Data:
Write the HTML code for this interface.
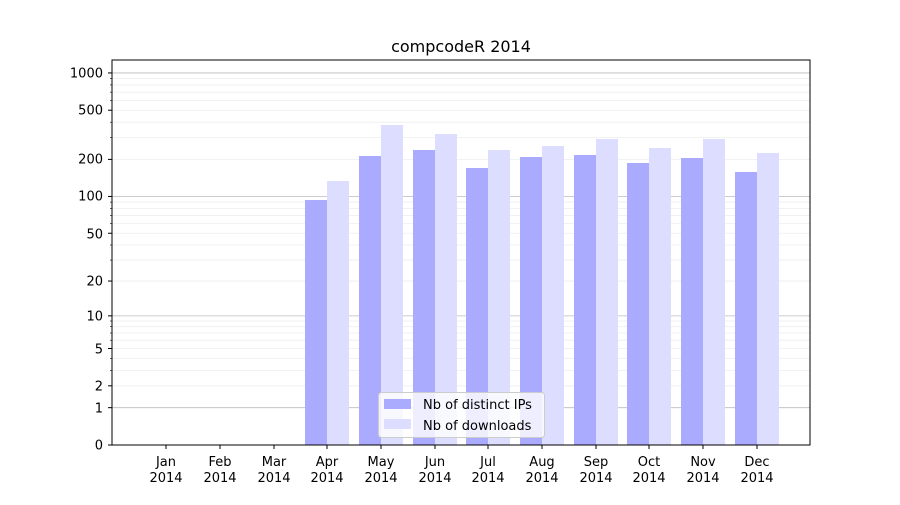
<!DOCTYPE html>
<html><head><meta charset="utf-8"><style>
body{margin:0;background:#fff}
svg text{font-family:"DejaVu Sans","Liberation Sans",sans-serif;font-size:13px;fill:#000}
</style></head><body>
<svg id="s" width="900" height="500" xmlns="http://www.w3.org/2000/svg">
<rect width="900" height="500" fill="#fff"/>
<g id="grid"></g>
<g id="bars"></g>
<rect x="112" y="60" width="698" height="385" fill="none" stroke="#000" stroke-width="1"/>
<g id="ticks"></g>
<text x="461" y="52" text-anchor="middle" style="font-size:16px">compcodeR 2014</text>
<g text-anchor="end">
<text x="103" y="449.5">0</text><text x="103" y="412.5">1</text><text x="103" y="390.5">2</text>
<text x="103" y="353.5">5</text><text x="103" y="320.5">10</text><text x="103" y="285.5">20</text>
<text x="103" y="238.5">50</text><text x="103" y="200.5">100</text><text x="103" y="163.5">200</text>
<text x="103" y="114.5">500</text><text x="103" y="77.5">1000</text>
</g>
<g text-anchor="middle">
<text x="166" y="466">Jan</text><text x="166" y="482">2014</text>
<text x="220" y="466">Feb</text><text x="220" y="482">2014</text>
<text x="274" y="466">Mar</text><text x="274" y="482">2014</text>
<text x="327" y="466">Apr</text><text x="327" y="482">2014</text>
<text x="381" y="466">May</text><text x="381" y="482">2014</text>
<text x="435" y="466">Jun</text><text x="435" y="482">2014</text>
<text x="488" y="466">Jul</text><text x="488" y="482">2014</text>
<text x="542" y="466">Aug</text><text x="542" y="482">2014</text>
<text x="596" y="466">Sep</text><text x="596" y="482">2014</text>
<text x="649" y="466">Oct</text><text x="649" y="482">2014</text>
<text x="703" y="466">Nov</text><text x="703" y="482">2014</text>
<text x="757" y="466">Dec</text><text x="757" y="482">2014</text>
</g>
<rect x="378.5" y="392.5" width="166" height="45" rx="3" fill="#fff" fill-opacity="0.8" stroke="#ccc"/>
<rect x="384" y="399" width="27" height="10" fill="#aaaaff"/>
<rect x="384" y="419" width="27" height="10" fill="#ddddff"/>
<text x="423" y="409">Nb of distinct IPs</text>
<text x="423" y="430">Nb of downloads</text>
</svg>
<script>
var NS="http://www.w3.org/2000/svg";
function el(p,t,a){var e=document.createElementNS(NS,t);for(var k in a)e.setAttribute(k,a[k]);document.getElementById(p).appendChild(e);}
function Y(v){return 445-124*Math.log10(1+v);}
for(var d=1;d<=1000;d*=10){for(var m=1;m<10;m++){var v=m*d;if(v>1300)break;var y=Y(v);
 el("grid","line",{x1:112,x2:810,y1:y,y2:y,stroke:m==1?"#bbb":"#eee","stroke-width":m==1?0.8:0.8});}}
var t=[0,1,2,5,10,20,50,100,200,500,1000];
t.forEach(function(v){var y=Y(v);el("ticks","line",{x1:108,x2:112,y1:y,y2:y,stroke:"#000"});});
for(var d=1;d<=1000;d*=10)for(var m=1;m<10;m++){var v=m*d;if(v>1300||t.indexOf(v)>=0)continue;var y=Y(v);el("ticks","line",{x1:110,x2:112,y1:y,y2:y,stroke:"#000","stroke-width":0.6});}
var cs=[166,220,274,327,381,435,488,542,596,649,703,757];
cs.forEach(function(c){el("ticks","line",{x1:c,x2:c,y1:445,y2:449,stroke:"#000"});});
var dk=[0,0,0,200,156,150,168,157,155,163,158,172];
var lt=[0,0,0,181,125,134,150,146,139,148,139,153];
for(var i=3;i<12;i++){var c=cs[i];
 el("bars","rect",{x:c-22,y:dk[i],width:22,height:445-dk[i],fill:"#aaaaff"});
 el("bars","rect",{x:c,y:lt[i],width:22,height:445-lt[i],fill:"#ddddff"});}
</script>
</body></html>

Directions: Reproduce each line word for word and drop the pictures.

Answer to this exercise:
Write the HTML code for this interface.
<!DOCTYPE html>
<html><head><meta charset="utf-8"><style>
body{margin:0;background:#fff}
svg text{font-family:"DejaVu Sans","Liberation Sans",sans-serif;font-size:13px;fill:#000}
</style></head><body>
<svg id="s" width="900" height="500" xmlns="http://www.w3.org/2000/svg">
<rect width="900" height="500" fill="#fff"/>
<g id="grid"></g>
<g id="bars"></g>
<rect x="112" y="60" width="698" height="385" fill="none" stroke="#000" stroke-width="1"/>
<g id="ticks"></g>
<text x="461" y="52" text-anchor="middle" style="font-size:16px">compcodeR 2014</text>
<g text-anchor="end">
<text x="103" y="449.5">0</text><text x="103" y="412.5">1</text><text x="103" y="390.5">2</text>
<text x="103" y="353.5">5</text><text x="103" y="320.5">10</text><text x="103" y="285.5">20</text>
<text x="103" y="238.5">50</text><text x="103" y="200.5">100</text><text x="103" y="163.5">200</text>
<text x="103" y="114.5">500</text><text x="103" y="77.5">1000</text>
</g>
<g text-anchor="middle">
<text x="166" y="466">Jan</text><text x="166" y="482">2014</text>
<text x="220" y="466">Feb</text><text x="220" y="482">2014</text>
<text x="274" y="466">Mar</text><text x="274" y="482">2014</text>
<text x="327" y="466">Apr</text><text x="327" y="482">2014</text>
<text x="381" y="466">May</text><text x="381" y="482">2014</text>
<text x="435" y="466">Jun</text><text x="435" y="482">2014</text>
<text x="488" y="466">Jul</text><text x="488" y="482">2014</text>
<text x="542" y="466">Aug</text><text x="542" y="482">2014</text>
<text x="596" y="466">Sep</text><text x="596" y="482">2014</text>
<text x="649" y="466">Oct</text><text x="649" y="482">2014</text>
<text x="703" y="466">Nov</text><text x="703" y="482">2014</text>
<text x="757" y="466">Dec</text><text x="757" y="482">2014</text>
</g>
<rect x="378.5" y="392.5" width="166" height="45" rx="3" fill="#fff" fill-opacity="0.8" stroke="#ccc"/>
<rect x="384" y="399" width="27" height="10" fill="#aaaaff"/>
<rect x="384" y="419" width="27" height="10" fill="#ddddff"/>
<text x="423" y="409">Nb of distinct IPs</text>
<text x="423" y="430">Nb of downloads</text>
</svg>
<script>
var NS="http://www.w3.org/2000/svg";
function el(p,t,a){var e=document.createElementNS(NS,t);for(var k in a)e.setAttribute(k,a[k]);document.getElementById(p).appendChild(e);}
function Y(v){return 445-124*Math.log10(1+v);}
for(var d=1;d<=1000;d*=10){for(var m=1;m<10;m++){var v=m*d;if(v>1300)break;var y=Y(v);
 el("grid","line",{x1:112,x2:810,y1:y,y2:y,stroke:m==1?"#bbb":"#eee","stroke-width":m==1?0.8:0.8});}}
var t=[0,1,2,5,10,20,50,100,200,500,1000];
t.forEach(function(v){var y=Y(v);el("ticks","line",{x1:108,x2:112,y1:y,y2:y,stroke:"#000"});});
for(var d=1;d<=1000;d*=10)for(var m=1;m<10;m++){var v=m*d;if(v>1300||t.indexOf(v)>=0)continue;var y=Y(v);el("ticks","line",{x1:110,x2:112,y1:y,y2:y,stroke:"#000","stroke-width":0.6});}
var cs=[166,220,274,327,381,435,488,542,596,649,703,757];
cs.forEach(function(c){el("ticks","line",{x1:c,x2:c,y1:445,y2:449,stroke:"#000"});});
var dk=[0,0,0,200,156,150,168,157,155,163,158,172];
var lt=[0,0,0,181,125,134,150,146,139,148,139,153];
for(var i=3;i<12;i++){var c=cs[i];
 el("bars","rect",{x:c-22,y:dk[i],width:22,height:445-dk[i],fill:"#aaaaff"});
 el("bars","rect",{x:c,y:lt[i],width:22,height:445-lt[i],fill:"#ddddff"});}
</script>
</body></html>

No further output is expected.